Labour’s Infamous ‘Ed Stone’ Found in London Warehouse – Was Carved by Tory

ed-stone

The stone slab that formed part of an ill-fated Labour gimmick in the last week of the election campaign has finally been discovered in a south London warehouse.

The £30,000 slab featuring Labour’s six election pledges would have been put up in the Downing Street garden had Ed Miliband become Prime Minister. Instead, the Daily Mail has revealed that it is hidden in a non-descript warehouse on an industrial estate.

In a final humiliation, the paper also reveals that the 8ft 6in stone was carved by a “true blue” Tory who did not vote Labour.

On the final Sunday before polling day, Labour revealed the stone, saying it would sit in Downing Street as a permanent reminder of the party’s electoral promises. They would be literally set in stone.

However, the stunt drew widespread mockery, with social media users soon dubbing it the “Ed Stone” and comparing Ed Miliband to Moses.

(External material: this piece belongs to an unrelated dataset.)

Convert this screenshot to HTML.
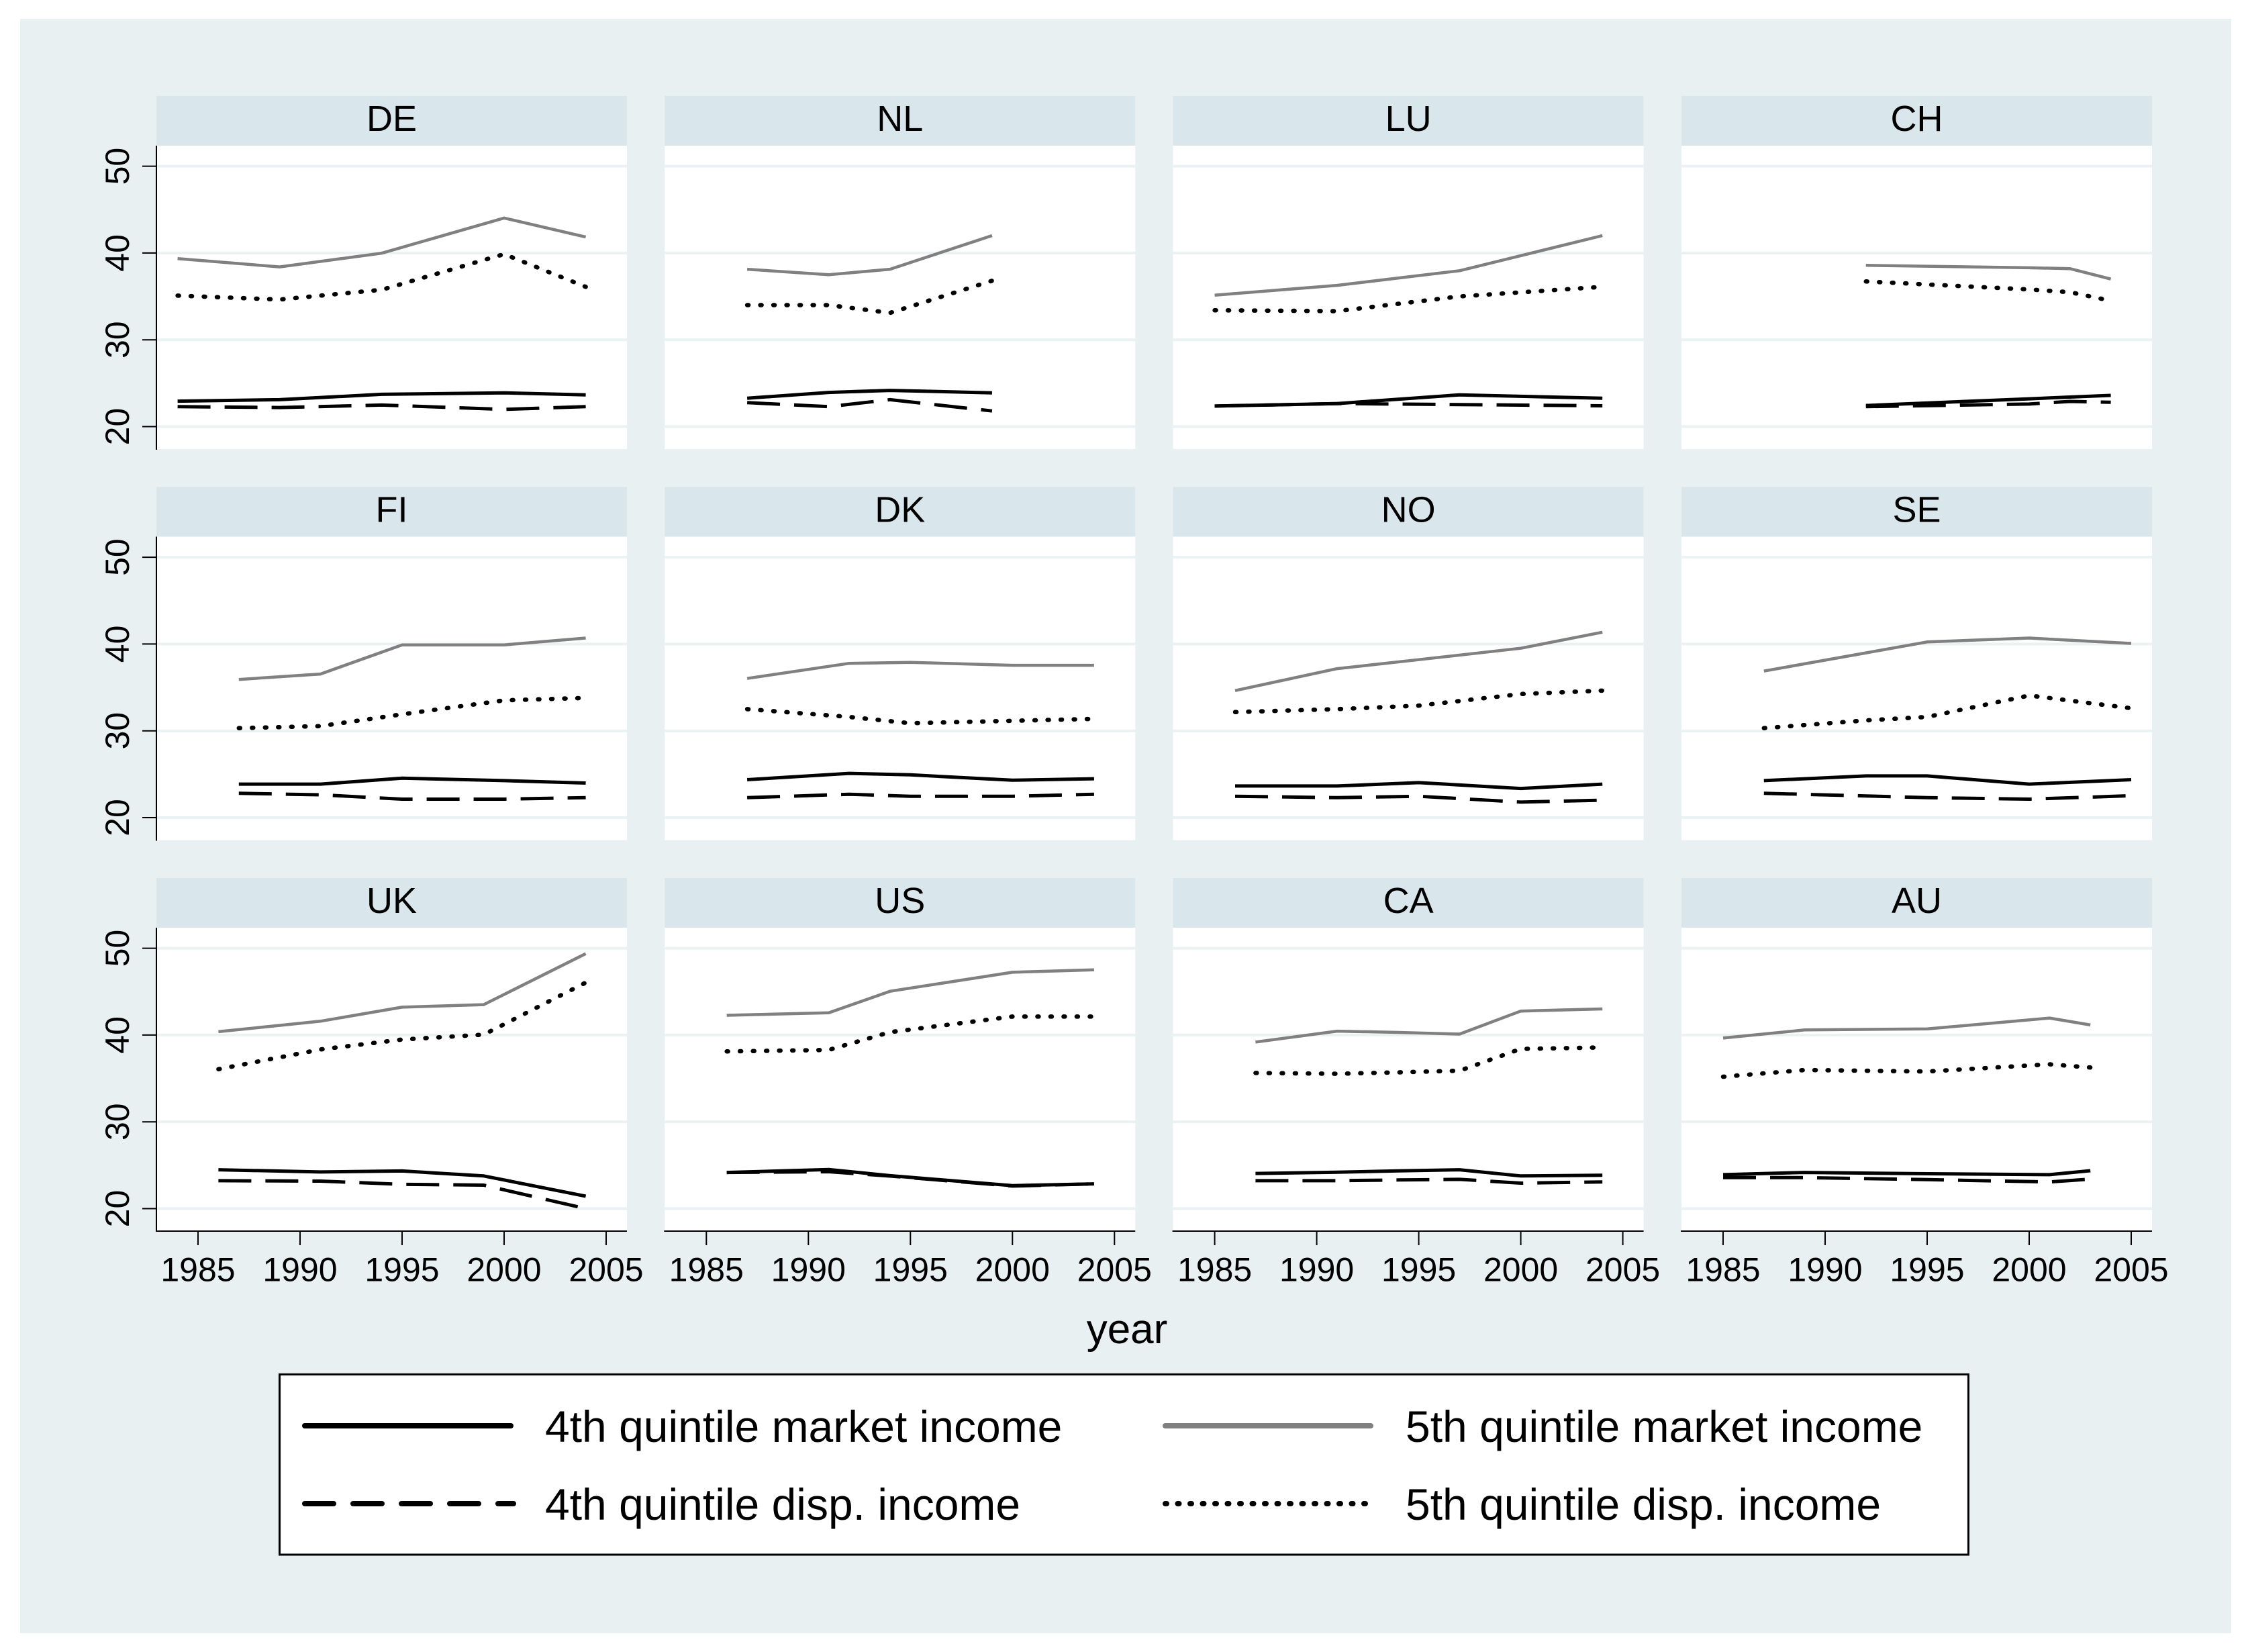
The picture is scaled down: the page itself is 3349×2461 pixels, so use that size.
<!DOCTYPE html>
<html><head><meta charset="utf-8"><style>
html,body{margin:0;padding:0;background:#fff}
svg{display:block}
text{font-family:"Liberation Sans",Arial,sans-serif;fill:#000}
.g{stroke:#808080;stroke-width:4.5;fill:none;stroke-linejoin:round}
.s{stroke:#000;stroke-width:5;fill:none;stroke-linejoin:round}
.d{stroke:#000;stroke-width:5;fill:none;stroke-dasharray:49 21;stroke-linejoin:round}
.o{stroke:#000;stroke-width:6.5;fill:none;stroke-dasharray:2 17.5;stroke-linecap:round;stroke-linejoin:round}
.grid{stroke:#EAF2F3;stroke-width:4}
.ax{stroke:#000;stroke-width:2;fill:none}
.tl{font-size:50px}
.st{font-size:54px}
</style></head><body>
<svg width="3349" height="2461" viewBox="0 0 3349 2461" xmlns="http://www.w3.org/2000/svg">
<rect x="0" y="0" width="3349" height="2461" fill="#fff"/>
<rect x="30" y="28" width="3294" height="2405" fill="#E8F0F2"/>

<defs>
<g id="frame">
<rect x="0" y="0" width="701" height="74" fill="#D9E6EB"/>
<rect x="0" y="74" width="701" height="452" fill="#fff"/>
<line class="grid" x1="0" x2="701" y1="104.6" y2="104.6"/>
<line class="grid" x1="0" x2="701" y1="233.9" y2="233.9"/>
<line class="grid" x1="0" x2="701" y1="363.2" y2="363.2"/>
<line class="grid" x1="0" x2="701" y1="492.5" y2="492.5"/>
</g>
<g id="yax">
<line class="ax" x1="0" y1="74" x2="0" y2="527"/>
<line class="ax" x1="-21" y1="104.6" x2="0" y2="104.6"/>
<line class="ax" x1="-21" y1="233.9" x2="0" y2="233.9"/>
<line class="ax" x1="-21" y1="363.2" x2="0" y2="363.2"/>
<line class="ax" x1="-21" y1="492.5" x2="0" y2="492.5"/>
</g>
<g id="xax">
<line class="ax" x1="-1" y1="526" x2="701" y2="526"/>
<line class="ax" x1="62" y1="526" x2="62" y2="547"/>
<line class="ax" x1="214" y1="526" x2="214" y2="547"/>
<line class="ax" x1="366" y1="526" x2="366" y2="547"/>
<line class="ax" x1="518" y1="526" x2="518" y2="547"/>
<line class="ax" x1="670" y1="526" x2="670" y2="547"/>
</g>
</defs>

<!-- Row 1 -->
<g transform="translate(233,143)"><use href="#frame"/><use href="#yax"/><text class="st" x="350.5" y="52" text-anchor="middle">DE</text>
<g class="tl"><text x="-41" y="104.6" text-anchor="middle" transform="rotate(-90 -41 104.6)">50</text><text x="-41" y="233.9" text-anchor="middle" transform="rotate(-90 -41 233.9)">40</text><text x="-41" y="363.2" text-anchor="middle" transform="rotate(-90 -41 363.2)">30</text><text x="-41" y="492.5" text-anchor="middle" transform="rotate(-90 -41 492.5)">20</text></g></g>
<g transform="translate(990.3,143)"><use href="#frame"/><text class="st" x="350.5" y="52" text-anchor="middle">NL</text></g>
<g transform="translate(1747.6,143)"><use href="#frame"/><text class="st" x="350.5" y="52" text-anchor="middle">LU</text></g>
<g transform="translate(2505,143)"><use href="#frame"/><text class="st" x="350.5" y="52" text-anchor="middle">CH</text></g>

<!-- Row 2 -->
<g transform="translate(233,725.5)"><use href="#frame"/><use href="#yax"/><text class="st" x="350.5" y="52" text-anchor="middle">FI</text>
<g class="tl"><text x="-41" y="104.6" text-anchor="middle" transform="rotate(-90 -41 104.6)">50</text><text x="-41" y="233.9" text-anchor="middle" transform="rotate(-90 -41 233.9)">40</text><text x="-41" y="363.2" text-anchor="middle" transform="rotate(-90 -41 363.2)">30</text><text x="-41" y="492.5" text-anchor="middle" transform="rotate(-90 -41 492.5)">20</text></g></g>
<g transform="translate(990.3,725.5)"><use href="#frame"/><text class="st" x="350.5" y="52" text-anchor="middle">DK</text></g>
<g transform="translate(1747.6,725.5)"><use href="#frame"/><text class="st" x="350.5" y="52" text-anchor="middle">NO</text></g>
<g transform="translate(2505,725.5)"><use href="#frame"/><text class="st" x="350.5" y="52" text-anchor="middle">SE</text></g>

<!-- Row 3 -->
<g transform="translate(233,1308)"><use href="#frame"/><use href="#yax"/><use href="#xax"/><text class="st" x="350.5" y="52" text-anchor="middle">UK</text>
<g class="tl"><text x="-41" y="104.6" text-anchor="middle" transform="rotate(-90 -41 104.6)">50</text><text x="-41" y="233.9" text-anchor="middle" transform="rotate(-90 -41 233.9)">40</text><text x="-41" y="363.2" text-anchor="middle" transform="rotate(-90 -41 363.2)">30</text><text x="-41" y="492.5" text-anchor="middle" transform="rotate(-90 -41 492.5)">20</text></g>
<g class="tl" text-anchor="middle"><text x="62" y="600.6">1985</text><text x="214" y="600.6">1990</text><text x="366" y="600.6">1995</text><text x="518" y="600.6">2000</text><text x="670" y="600.6">2005</text></g></g>
<g transform="translate(990.3,1308)"><use href="#frame"/><use href="#xax"/><text class="st" x="350.5" y="52" text-anchor="middle">US</text>
<g class="tl" text-anchor="middle"><text x="62" y="600.6">1985</text><text x="214" y="600.6">1990</text><text x="366" y="600.6">1995</text><text x="518" y="600.6">2000</text><text x="670" y="600.6">2005</text></g></g>
<g transform="translate(1747.6,1308)"><use href="#frame"/><use href="#xax"/><text class="st" x="350.5" y="52" text-anchor="middle">CA</text>
<g class="tl" text-anchor="middle"><text x="62" y="600.6">1985</text><text x="214" y="600.6">1990</text><text x="366" y="600.6">1995</text><text x="518" y="600.6">2000</text><text x="670" y="600.6">2005</text></g></g>
<g transform="translate(2505,1308)"><use href="#frame"/><use href="#xax"/><text class="st" x="350.5" y="52" text-anchor="middle">AU</text>
<g class="tl" text-anchor="middle"><text x="62" y="600.6">1985</text><text x="214" y="600.6">1990</text><text x="366" y="600.6">1995</text><text x="518" y="600.6">2000</text><text x="670" y="600.6">2005</text></g></g>

<!-- Data: DE -->
<g transform="translate(295,247.6)">
<polyline class="g" points="-30.4,137.6 121.6,150.0 273.6,129.6 456,77.2 577.6,105.5"/>
<polyline class="o" points="-30.4,192.8 121.6,198.6 273.6,184.1 456,131.0 577.6,179.7"/>
<polyline class="s" points="-30.4,350.0 121.6,347.8 273.6,339.8 456,337.6 577.6,340.6"/>
<polyline class="d" points="-30.4,358.2 121.6,359.5 273.6,355.8 456,362.3 577.6,358.2"/>
</g>
<!-- NL -->
<g transform="translate(1052.3,247.6)">
<polyline class="g" points="60.8,153.5 182.4,161.6 273.6,153.5 425.6,103.4"/>
<polyline class="o" points="60.8,206.9 182.4,206.9 273.6,218.5 425.6,170.7"/>
<polyline class="s" points="60.8,345.6 182.4,337.0 273.6,334.0 425.6,337.6"/>
<polyline class="d" points="60.8,352.2 182.4,358.2 273.6,347.8 425.6,364.6"/>
</g>
<!-- LU -->
<g transform="translate(1809.6,247.6)">
<polyline class="g" points="0,192.1 182.4,177.5 364.8,155.7 577.6,103.4"/>
<polyline class="o" points="0,214.6 182.4,215.9 364.8,194.0 577.6,179.7"/>
<polyline class="s" points="0,357.3 182.4,353.6 364.8,340.6 577.6,345.6"/>
<polyline class="d" points="0,357.3 182.4,353.6 364.8,355.1 577.6,356.9"/>
</g>
<!-- CH -->
<g transform="translate(2567,247.6)">
<polyline class="g" points="212.8,147.7 456,151.3 516.8,152.6 577.6,168.1"/>
<polyline class="o" points="212.8,171.7 456,183.6 516.8,187.7 577.6,200.4"/>
<polyline class="s" points="212.8,356.5 456,346.5 516.8,343.9 577.6,341.4"/>
<polyline class="d" points="212.8,358.2 456,354.3 516.8,350.4 577.6,351.7"/>
</g>
<!-- FI -->
<g transform="translate(295,830.1)">
<polyline class="g" points="60.8,182.1 182.4,174.0 304,130.6 456,130.6 577.6,120.4"/>
<polyline class="o" points="60.8,254.6 182.4,251.6 304,234.0 456,213.2 577.6,209.6"/>
<polyline class="s" points="60.8,338.0 182.4,338.0 304,329.2 456,332.8 577.6,336.4"/>
<polyline class="d" points="60.8,351.7 182.4,353.9 304,360.4 456,360.4 577.6,358.2"/>
</g>
<!-- DK -->
<g transform="translate(1052.3,830.1)">
<polyline class="g" points="60.8,180.6 212.8,158.1 304,156.6 456,161.0 577.6,161.0"/>
<polyline class="o" points="60.8,226.3 212.8,237.9 304,247.3 456,243.7 577.6,240.8"/>
<polyline class="s" points="60.8,331.4 212.8,322.0 304,324.2 456,332.2 577.6,330.0"/>
<polyline class="d" points="60.8,358.2 212.8,353.1 304,356.1 456,356.1 577.6,353.1"/>
</g>
<!-- NO -->
<g transform="translate(1809.6,830.1)">
<polyline class="g" points="30.4,198.7 182.4,166.0 304,152.6 456,135.6 577.6,111.7"/>
<polyline class="o" points="30.4,230.7 182.4,226.3 304,221.1 456,203.8 577.6,198.7"/>
<polyline class="s" points="30.4,340.8 182.4,340.8 304,335.8 456,344.5 577.6,338.0"/>
<polyline class="d" points="30.4,356.1 182.4,358.2 304,356.1 456,364.8 577.6,361.9"/>
</g>
<!-- SE -->
<g transform="translate(2567,830.1)">
<polyline class="g" points="60.8,169.6 212.8,142.5 304,126.2 456,120.4 608,128.4"/>
<polyline class="o" points="60.8,254.6 212.8,243.1 304,237.9 456,206.0 608,225.0"/>
<polyline class="s" points="60.8,332.8 212.8,325.8 304,325.8 456,338.0 608,331.4"/>
<polyline class="d" points="60.8,351.7 212.8,355.6 304,358.2 456,360.4 608,355.3"/>
</g>
<!-- UK -->
<g transform="translate(295,1412.6)">
<polyline class="g" points="30.4,124.3 182.4,108.7 304,87.8 425.6,84.0 577.6,8.1"/>
<polyline class="o" points="30.4,180.2 182.4,150.8 304,136.0 425.6,128.7 577.6,51.2"/>
<polyline class="s" points="30.4,330.0 182.4,333.3 304,331.8 425.6,339.2 577.6,369.4"/>
<polyline class="d" points="30.4,346.3 182.4,346.9 304,351.7 425.6,352.9 577.6,387.9"/>
</g>
<!-- US -->
<g transform="translate(1052.3,1412.6)">
<polyline class="g" points="30.4,99.9 182.4,96.2 273.6,64.1 456,35.8 577.6,32.1"/>
<polyline class="o" points="30.4,153.7 182.4,151.5 273.6,125.0 456,101.8 577.6,101.8"/>
<polyline class="s" points="30.4,334.0 182.4,329.6 273.6,338.8 456,353.6 577.6,351.0"/>
<polyline class="d" points="30.4,334.0 182.4,332.9 273.6,339.4 456,354.3 577.6,351.0"/>
</g>
<!-- CA -->
<g transform="translate(1809.6,1412.6)">
<polyline class="g" points="60.8,139.8 182.4,123.5 273.6,125.4 364.8,127.9 456,93.6 577.6,90.4"/>
<polyline class="o" points="60.8,185.8 182.4,187.0 273.6,184.9 364.8,182.4 456,150.0 577.6,147.8"/>
<polyline class="s" points="60.8,335.5 182.4,333.7 273.6,331.7 364.8,330.0 456,339.2 577.6,338.1"/>
<polyline class="d" points="60.8,346.3 182.4,346.3 273.6,345.2 364.8,344.3 456,349.9 577.6,348.1"/>
</g>
<!-- AU -->
<g transform="translate(2567,1412.6)">
<polyline class="g" points="0,133.8 121.6,121.7 304,120.2 486.4,104.0 547.2,114.3"/>
<polyline class="o" points="0,191.4 121.6,181.4 304,183.6 486.4,172.9 547.2,177.7"/>
<polyline class="s" points="0,337.3 121.6,334.0 304,335.9 486.4,337.3 547.2,331.4"/>
<polyline class="d" points="0,341.7 121.6,341.7 304,344.7 486.4,348.1 547.2,343.9"/>
</g>

<!-- axis title -->
<text x="1679" y="2001" font-size="62" text-anchor="middle">year</text>

<!-- legend -->
<rect x="416.5" y="2047.5" width="2516" height="268.5" fill="#fff" stroke="#000" stroke-width="3"/>
<line x1="454" y1="2124" x2="761" y2="2124" stroke="#000" stroke-width="8" stroke-linecap="round"/>
<line x1="454" y1="2240" x2="765" y2="2240" stroke="#000" stroke-width="8" stroke-linecap="round" stroke-dasharray="43 29"/>
<line x1="1736" y1="2124" x2="2042" y2="2124" stroke="#808080" stroke-width="8" stroke-linecap="round"/>
<line x1="1736" y1="2240" x2="2043" y2="2240" stroke="#000" stroke-width="8" stroke-linecap="round" stroke-dasharray="2 16.5"/>
<text x="812" y="2148" font-size="66">4th quintile market income</text>
<text x="812" y="2264" font-size="66">4th quintile disp. income</text>
<text x="2094" y="2148" font-size="66">5th quintile market income</text>
<text x="2094" y="2264" font-size="66">5th quintile disp. income</text>
</svg>
</body></html>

A truck collected the stone slab the morning after it was revealed and it has not been seen since. After the election resulted in a crushing defeat for Labour, the whereabouts of the stone became a media obsession, with the party keeping its whereabouts secret.

It is now believed to be in a storage site described by one worker as “full of stones – stacks and stacks of them.”

“You wouldn’t be able to find it in there if you wanted to. Everything is boxed up or wrapped, so it’s hard even for me to tell one from another.”

The site is owned by Paye, which looks after and repairs historic stonework from national monuments.

The stone was carved by Stone Circle, whose joint director Jeff Vanhisbergh said he could not discuss details due to a confidentiality clause with the Labour party. However, he did joke: “If it was David Cameron it might be a different story. I’m a true blue. It does seem that stone was the final nail in the coffin for Ed Miliband.

“I do feel a bit sorry for him as I’m sure it wasn’t his idea and he was just doing what his strategists told him. But whoever did come up with the idea, oh dear. It looked like he was trying to recreate the Ten Commandments.

“I must admit I did chuckle the day after it was revealed when I was shown all the mock-up pictures of Mr Miliband as Moses.”

After Labour unveiled the stone, Tony Blair’s biographer John Rentoul described it as “the most absurd, embarrassing, childish, silly, patronising, ridiculous gimmick I have ever seen,” while London mayor Boris Johnson called it “the heaviest suicide note in history.”

It is unclear what Labour now intends to do with the stone.